Because survivors of human trafficking often struggle to maintain careers or steady mental health for years after the crime was committed, Esserman said she hopes to work with the new staff members to develop job-readiness programs for victims of human trafficking.
"This multidimensional approach is critical to the goal of enabling the survivor to truly heal and reclaim their lives," she said.
The positions within the Prince George's County State's Attorney's Office will be focused on investigating, prosecuting and convicting perpetrators of human trafficking, said Michael Lyles, executive director of the Prince George's County Human Relations Commission and co-chair of the Human Trafficking Task Force.
Lyles said the grant will "beef up" the capabilities of detectives and prosecutors to find and break down the trafficking networks and gangs "that allow trafficking to exists and flourish in this country" by providing full-time staff members specifically to work on the issue.
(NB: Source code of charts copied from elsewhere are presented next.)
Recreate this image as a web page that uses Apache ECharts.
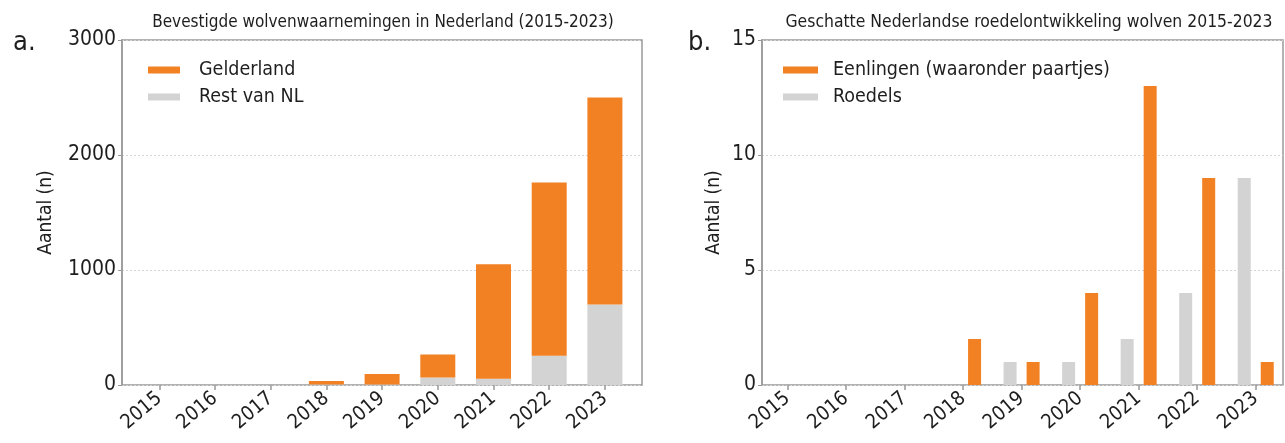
<!DOCTYPE html>
<html>
<head>
<meta charset="utf-8">
<script src="https://cdn.jsdelivr.net/npm/echarts@6/dist/echarts.min.js"></script>
<style>
  html, body { margin: 0; padding: 0; background: #fff; }
  #chart { width: 1285px; height: 443px; }
</style>
</head>
<body>
<div id="chart"></div>
<script>
// Years shown on both panels
const years = ['2015', '2016', '2017', '2018', '2019', '2020', '2021', '2022', '2023'];

// Panel a: confirmed wolf observations (stacked)
const gelderland = [0, 0, 0, 30, 90, 200, 995, 1505, 1800];
const restVanNL  = [0, 0, 0, 5, 5, 65, 55, 255, 700];

// Panel b: estimated pack development
const eenlingen = [0, 0, 0, 2, 1, 4, 13, 9, 1];
const roedels   = [0, 0, 0, 0, 1, 1, 2, 4, 9];

const ticksA = { min: 0, max: 3000, interval: 1000 };
const ticksB = { min: 0, max: 15, interval: 5 };

const ORANGE = '#F28123';
const GREY = '#D3D3D3';
const FONT = '"DejaVu Sans Condensed", "DejaVu Sans", sans-serif';
const TXT = '#1e1e1e';

const chart = echarts.init(document.getElementById('chart'), null, { renderer: 'canvas' });

function frameYAxis(gridIndex, t, name, gap) {
  return {
    type: 'value', gridIndex, min: t.min, max: t.max, interval: t.interval,
    name, nameLocation: 'middle', nameGap: gap,
    nameTextStyle: { fontFamily: FONT, fontSize: 19, color: TXT },
    axisLine: { show: true, lineStyle: { color: '#999', width: 1.5 } },
    axisTick: { show: true, length: 4, lineStyle: { color: '#999' } },
    axisLabel: { fontFamily: FONT, fontSize: 21, color: TXT, margin: 6, formatter: v => String(v) },
    splitLine: { show: true, lineStyle: { color: '#d4d4d4', type: [2, 2], width: 1 } }
  };
}
function hiddenY(gridIndex, t) {
  return { type: 'value', gridIndex, min: t.min, max: t.max, show: false, splitLine: { show: false } };
}
function frameX(gridIndex) {
  return { type: 'value', gridIndex, min: 0, max: 1, show: false, splitLine: { show: false } };
}
function catX(gridIndex) {
  return {
    type: 'category', gridIndex, data: years,
    axisLine: { show: false },
    axisTick: { show: true, alignWithLabel: true, length: 5, lineStyle: { color: '#999', width: 1.5 } },
    axisLabel: { fontFamily: FONT, fontSize: 20, color: TXT, rotate: 40, margin: 11, interval: 0 }
  };
}

const option = {
  animation: false,
  backgroundColor: '#fff',
  title: [
    { text: 'Bevestigde wolvenwaarnemingen in Nederland (2015-2023)', left: 378, top: 9, textAlign: 'center',
      textStyle: { fontFamily: FONT, fontSize: 17, fontWeight: 'normal', color: TXT } },
    { text: 'Geschatte Nederlandse roedelontwikkeling wolven 2015-2023', left: 1024, top: 9, textAlign: 'center',
      textStyle: { fontFamily: FONT, fontSize: 17.4, fontWeight: 'normal', color: TXT } },
    { text: 'a.', left: 8, top: 24, textStyle: { fontFamily: FONT, fontSize: 27, fontWeight: 'normal', color: TXT } },
    { text: 'b.', left: 683, top: 24, textStyle: { fontFamily: FONT, fontSize: 27, fontWeight: 'normal', color: TXT } }
  ],
  legend: [
    { data: ['Gelderland', 'Rest van NL'], orient: 'vertical', left: 143, top: 55,
      icon: 'rect', itemWidth: 32, itemHeight: 7, itemGap: 7,
      textStyle: { fontFamily: FONT, fontSize: 19.5, color: TXT, padding: [0, 0, 0, 14], lineHeight: 20 } },
    { data: ['Eenlingen (waaronder paartjes)', 'Roedels'], orient: 'vertical', left: 778, top: 55,
      icon: 'rect', itemWidth: 35, itemHeight: 7, itemGap: 7,
      textStyle: { fontFamily: FONT, fontSize: 19.5, color: TXT, padding: [0, 0, 0, 10], lineHeight: 20 } }
  ],
  grid: [
    // frames
    { left: 122, top: 40, width: 520, height: 345, show: true, borderColor: '#999', borderWidth: 1.5, backgroundColor: 'transparent' },
    { left: 762, top: 40, width: 521, height: 345, show: true, borderColor: '#999', borderWidth: 1.5, backgroundColor: 'transparent' },
    // category areas
    { left: 131.45, top: 40, width: 501.3, height: 345 },
    { left: 758.2, top: 40, width: 531, height: 345 }
  ],
  xAxis: [frameX(0), frameX(1), catX(2), catX(3)],
  yAxis: [frameYAxis(0, ticksA, 'Aantal (n)', 66), frameYAxis(1, ticksB, 'Aantal (n)', 38), hiddenY(2, ticksA), hiddenY(3, ticksB)],
  series: [
    { name: 'Rest van NL', type: 'bar', xAxisIndex: 2, yAxisIndex: 2, stack: 'a', data: restVanNL,
      barWidth: 35, itemStyle: { color: GREY } },
    { name: 'Gelderland', type: 'bar', xAxisIndex: 2, yAxisIndex: 2, stack: 'a', data: gelderland,
      barWidth: 35, itemStyle: { color: ORANGE } },
    { name: 'Roedels', type: 'bar', xAxisIndex: 3, yAxisIndex: 3, data: roedels,
      barWidth: 13, barGap: '77%', itemStyle: { color: GREY } },
    { name: 'Eenlingen (waaronder paartjes)', type: 'bar', xAxisIndex: 3, yAxisIndex: 3, data: eenlingen,
      barWidth: 13, barGap: '77%', itemStyle: { color: ORANGE } }
  ]
};
chart.setOption(option);
</script>
</body>
</html>
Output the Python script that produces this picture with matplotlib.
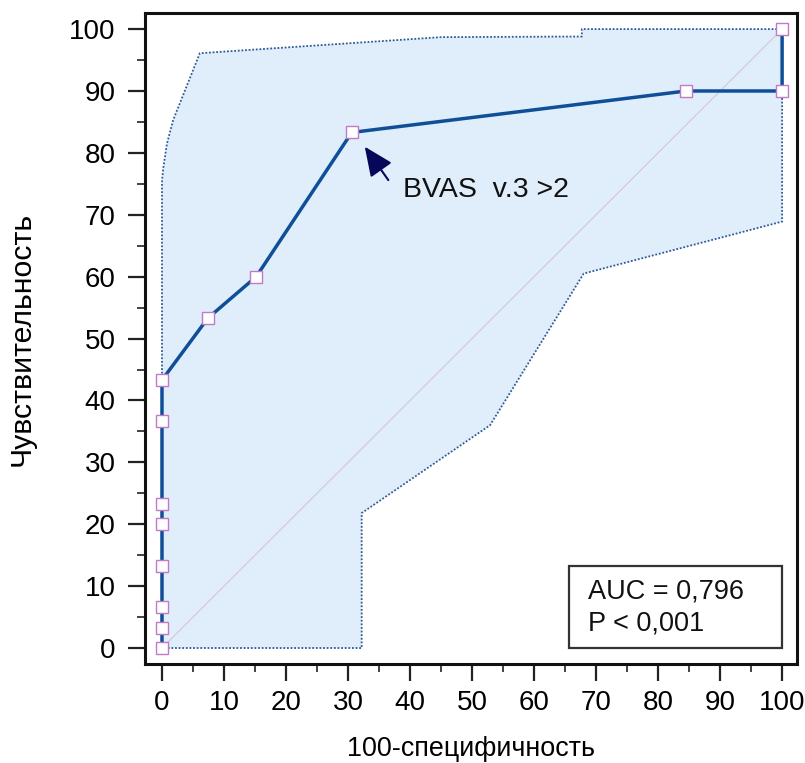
import matplotlib
matplotlib.use("Agg")
import matplotlib.pyplot as plt
from matplotlib.patches import Rectangle, Polygon

plt.rcParams['font.family'] = ['Liberation Sans', 'DejaVu Sans']

# ROC curve points (100-specificity, sensitivity)
roc_x = [0, 0, 0, 0, 0, 0, 0, 0, 7.4, 15.2, 30.6, 84.5, 100, 100]
roc_y = [0, 3.3, 6.7, 13.3, 20.0, 23.3, 36.7, 43.3, 53.3, 60.0, 83.3, 90.0, 90.0, 100]

# Confidence band boundary (upper part then lower part)
band_upper_x = [0, 0, 0.2, 0.8, 1.8, 6.1, 45.0, 67.7, 67.7, 100]
band_upper_y = [0, 75.5, 77.5, 81.5, 85.3, 96.1, 98.7, 98.8, 100, 100]
band_lower_x = [100, 68.0, 52.9, 32.2, 32.2, 0]
band_lower_y = [68.9, 60.5, 36.0, 21.8, 0, 0]

xticks = list(range(0, 101, 10))
yticks = list(range(0, 101, 10))

auc_text = "AUC = 0,796"
p_text = "P < 0,001"
criterion_label = "BVAS  v.3 >2"
criterion_index = 10

fig = plt.figure(figsize=(8.05, 7.63), dpi=100)
ax = fig.add_axes([145/805, 1-664/763, (797-145)/805, (664-13)/763])
ax.set_xlim(-2.74, 102.4)
ax.set_ylim(-2.58, 102.6)

# band
bx = band_upper_x + band_lower_x
by = band_upper_y + band_lower_y
poly = Polygon(list(zip(bx, by)), closed=True, facecolor='#e0edfb', edgecolor='none', zorder=1)
ax.add_patch(poly)
ax.plot(bx, by, color='#2f5a96', lw=1.3, linestyle=(0, (1, 1)), zorder=2)

# diagonal
ax.plot([0, 100], [0, 100], color='#d6c9df', lw=0.9, zorder=2)

# ROC
ax.plot(roc_x, roc_y, color='#0f4f98', lw=2.5, zorder=3,
        marker='s', markersize=8.3, markerfacecolor='white',
        markeredgecolor='#c27ac4', markeredgewidth=1.0)

# annotation arrow
px, py = roc_x[criterion_index], roc_y[criterion_index]
ax.annotate('', xy=(px + 2.1, py - 2.3), xytext=(px + 5.9, py - 7.7),
            arrowprops=dict(arrowstyle='-|>,head_length=1.8,head_width=0.8',
                            color='#07075a', lw=1.5, shrinkA=0, shrinkB=0), zorder=4)
ax.text(px + 8.3, py - 9.3, criterion_label, fontsize=20.5, color='#111111',
        ha='left', va='center', zorder=4)

# AUC box
ax.add_patch(Rectangle((65.7, 0.0), 34.25, 13.25, facecolor='white', edgecolor='#333333',
                       lw=1.6, zorder=5))
ax.text(68.7, 9.2, auc_text, fontsize=19.5, ha='left', va='center', zorder=6, color='#111111')
ax.text(68.7, 3.9, p_text, fontsize=19.5, ha='left', va='center', zorder=6, color='#111111')

ax.set_xticks(xticks)
ax.set_yticks(yticks)
ax.set_xticks(list(range(5, 100, 10)), minor=True)
ax.set_yticks(list(range(5, 100, 10)), minor=True)
ax.tick_params(which='major', length=12, width=1.6, labelsize=20, pad=7, color='#222222')
ax.tick_params(which='minor', length=6, width=1.2, color='#222222')
ax.tick_params(axis='y', which='major', pad=9)
for s in ax.spines.values():
    s.set_linewidth(2.2)
    s.set_color('#111111')

ax.set_xlabel('100-специфичность', fontsize=19.4, labelpad=14)
ax.set_ylabel('Чувствительность', fontsize=21.8, labelpad=24)

fig.savefig('out.png', dpi=100)
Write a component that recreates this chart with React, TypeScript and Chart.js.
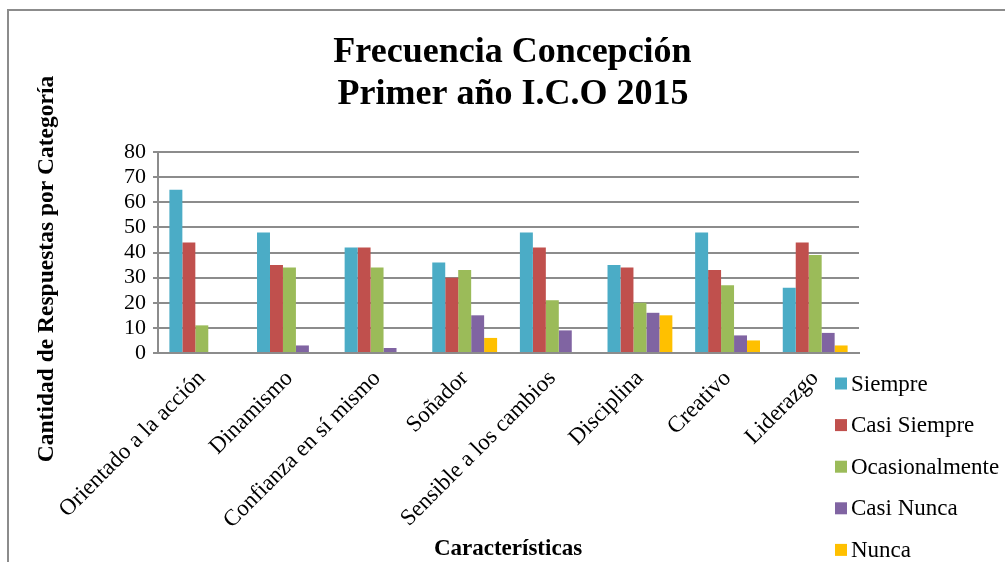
import React, { useEffect, useRef } from "react";
import { Chart, registerables } from "chart.js";

Chart.register(...registerables);

const categories = [
  "Orientado a la acción",
  "Dinamismo",
  "Confianza en sí mismo",
  "Soñador",
  "Sensible a los cambios",
  "Disciplina",
  "Creativo",
  "Liderazgo",
];

const siempre = [65, 48, 42, 36, 48, 35, 48, 26];
const casiSiempre = [44, 35, 42, 30, 42, 34, 33, 44];
const ocasionalmente = [11, 34, 34, 33, 21, 20, 27, 39];
const casiNunca = [0, 3, 2, 15, 9, 16, 7, 8];
const nunca = [0, 0, 0, 6, 0, 15, 5, 3];

const seriesNames = ["Siempre", "Casi Siempre", "Ocasionalmente", "Casi Nunca", "Nunca"];
const seriesColors = ["#4BACC6", "#C0504D", "#9BBB59", "#8064A2", "#FFC000"];

const titleLines = ["Frecuencia Concepción", "Primer año I.C.O 2015"];
const yTitle = "Cantidad de Respuestas por Categoría";
const xTitle = "Características";

const SERIF = "'Liberation Serif', 'Times New Roman', serif";

const decorPlugin = {
  id: "decor",
  afterDraw(chart: any) {
    const ctx = chart.ctx as CanvasRenderingContext2D;
    ctx.save();
    ctx.fillStyle = "#000";
    // Title
    ctx.font = `bold 36px ${SERIF}`;
    ctx.textAlign = "center";
    ctx.textBaseline = "alphabetic";
    ctx.fillText(titleLines[0], 512.5, 62);
    ctx.fillText(titleLines[1], 513, 103.5);
    // Y title
    ctx.save();
    ctx.translate(53, 269);
    ctx.rotate(-Math.PI / 2);
    ctx.font = `bold 23.5px ${SERIF}`;
    ctx.textAlign = "center";
    ctx.fillText(yTitle, 0, 0);
    ctx.restore();
    // X title
    ctx.font = `bold 23px ${SERIF}`;
    ctx.textAlign = "center";
    ctx.fillText(xTitle, 508, 555);
    // Legend
    ctx.font = `23px ${SERIF}`;
    ctx.textAlign = "left";
    ctx.textBaseline = "middle";
    chart.data.datasets.forEach((ds: any, i: number) => {
      const cy = 383.5 + i * 41.6;
      ctx.fillStyle = ds.backgroundColor;
      ctx.fillRect(835, cy - 6, 12, 12);
      ctx.fillStyle = "#000";
      ctx.fillText(ds.label, 851, cy + 1);
    });
    ctx.restore();
  },
};

export default function App() {
  const ref = useRef<HTMLCanvasElement | null>(null);
  useEffect(() => {
    document.body.style.margin = "0";
    document.body.style.overflow = "hidden";
    const allData = [siempre, casiSiempre, ocasionalmente, casiNunca, nunca];
    const chart = new Chart(ref.current as HTMLCanvasElement, {
      type: "bar",
      data: {
        labels: categories,
        datasets: allData.map((d, i) => ({
          label: seriesNames[i],
          data: d,
          backgroundColor: seriesColors[i],
          borderWidth: 0,
          categoryPercentage: 0.74,
          barPercentage: 1,
        })),
      },
      options: {
        responsive: false,
        animation: false,
        devicePixelRatio: 1,
        layout: { padding: { top: 152, right: 146, left: 0, bottom: 0 } },
        plugins: {
          legend: { display: false },
          title: { display: false },
          tooltip: { enabled: false },
        },
        scales: {
          y: {
            min: 0,
            max: 80,
            ticks: {
              stepSize: 10,
              autoSkip: false,
              color: "#000",
              padding: 7,
              font: { family: SERIF, size: 22 },
            },
            grid: { color: "#8c8c8c", lineWidth: 2, tickLength: 5, drawTicks: true },
            border: { display: true, color: "#8c8c8c", width: 2 },
            afterFit: (s: any) => {
              s.width = 158;
            },
          },
          x: {
            ticks: {
              color: "#000",
              minRotation: 45,
              maxRotation: 45,
              autoSkip: false,
              padding: 12,
              font: { family: SERIF, size: 23 },
            },
            grid: { display: false, drawTicks: false },
            border: { display: true, color: "#8c8c8c", width: 2 },
            afterFit: (s: any) => {
              s.height = 209;
            },
          },
        },
      },
      plugins: [decorPlugin],
    });
    return () => chart.destroy();
  }, []);
  return (
    <div style={{ position: "relative", width: 1005, height: 562, overflow: "hidden" }}>
      <canvas ref={ref} width={1005} height={562} style={{ position: "absolute", left: 0, top: 0 }} />
      <div
        style={{
          position: "absolute",
          left: 7,
          top: 9,
          width: 1100,
          height: 700,
          borderLeft: "2px solid #8c8c8c",
          borderTop: "2px solid #8c8c8c",
          pointerEvents: "none",
        }}
      />
    </div>
  );
}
Human trafficking is defined by Oxford Dictionaries as "the action or practice of illegally transporting people from one country or area to another, typically for the purposes of forced labour or commercial sexual exploitation."
"It's beyond breaking labor laws," said Wendy Stickle, director of the criminology and criminal justice program at this university's Shady Grove campus. Stickle, who has taught a course on the issue since 2014 and leads study abroad programs related to it, explained that human trafficking involves "force, fraud and coercion" on the part of the trafficker.
In 2016, there were 161 reports of human trafficking cases in this state and 84 in Washington, D.C., according to data from the Human Trafficking Hotline. However, Esserman said because many victims are afraid to come forward, it is "really, really hard to know" how prevalent the problem actually is.
Esserman said this state and region are especially susceptible to human trafficking because of nearby transit routes such as the I-95 corridor, which are a draw to perpetrators. In its 18 months of operation, the SAFE Center has served nearly 50 survivors, said Esserman, who thinks it's a "testament to the seriousness of the problem in the region."
Lyles said he hopes the grant will help his department collaborate with the SAFE Center and other partners in the region to assist the large numbers of young people affected by human trafficking.
"Trafficking is really about children that we're saving," he said. "Even if we save them as adults, hopefully we can take them out of the situation and help them recover their lives."
Lyles said one of the most effective ways to combat the issues of human trafficking is to increase public awareness.
"I think the first way that young people can help is to help us make other people aware in their age group," he said. "I think we're doing a really great job of turning the corner on public awareness. It's not where we want it to be, but we're getting there."
Stickle agreed, stressing the importance of activism and communication among college students.
"If you asked students what [human trafficking] is, they would know, but they would think it's something that happens in Thailand or India. And it does happen in Thailand and India, but it also happens right here on Route 1," she said.